The five Wood Prince watercolors trace the course of Turner’s evolving style from a 1798 Lake District view painted in collaboration with his contemporary Thomas Girtin (est. $30–50,000), to the majestic The Brunig Pass from Meiringen, Switzerland (1847–48, est. $1.5–2.5 million), which depicts an Alpine valley at the break of day.
Brunig Pass is one of three landscapes in the Wood Prince consignment that were originally owned by John Ruskin, the Victorian art critic who championed Turner in his book Modern Painters.

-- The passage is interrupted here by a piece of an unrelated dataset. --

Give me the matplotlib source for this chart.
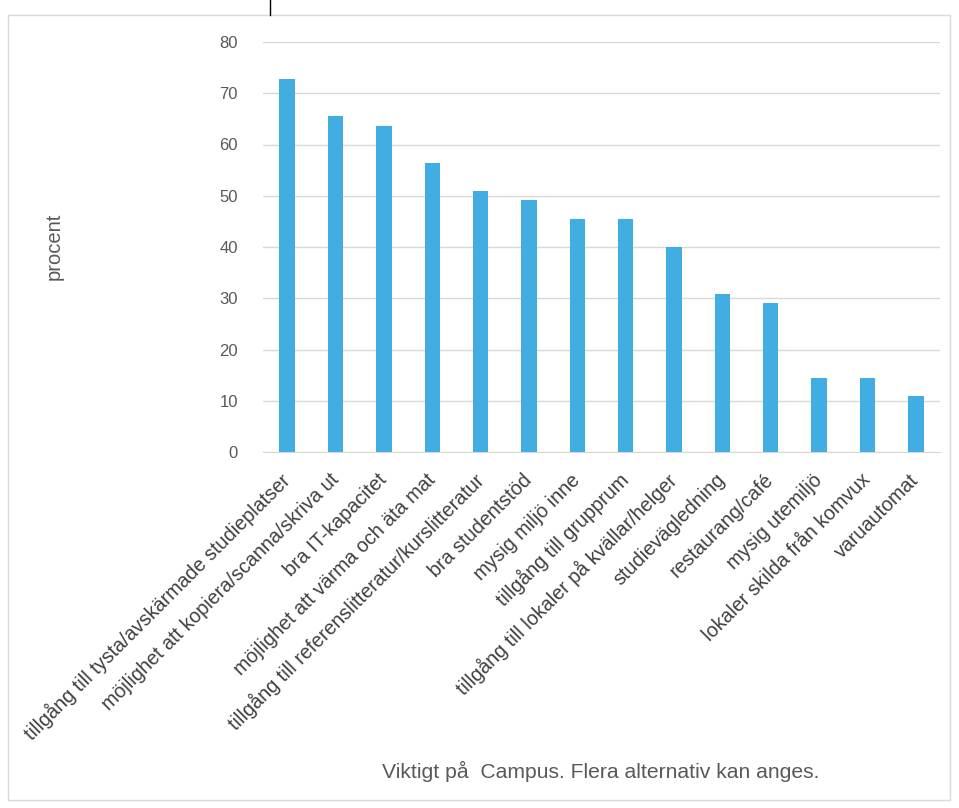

"With Brunig Pass in particular, there is tremendous excitement to see a masterwork that had been tucked away in the Wood Princes' private apartment in Chicago since 1957, when the Wood Princes acquired it from Agnew's," said Harriet Drummond, head of the Department for British Drawings and Watercolors at Christie's London. "Turner's late Swiss watercolors are from the most highly sought after period of his work."
The Wood Prince consignment also includes important works by Constable, Monet, Corot, Degas, Millet, Munnings, and Chagall.
William and Eleanor Wood Prince, who died in 1998 and 2008, respectively, had a close relationship with Chagall and underwrote his Four Seasons mosaic, unveiled at Chicago's First National Plaza in 1974.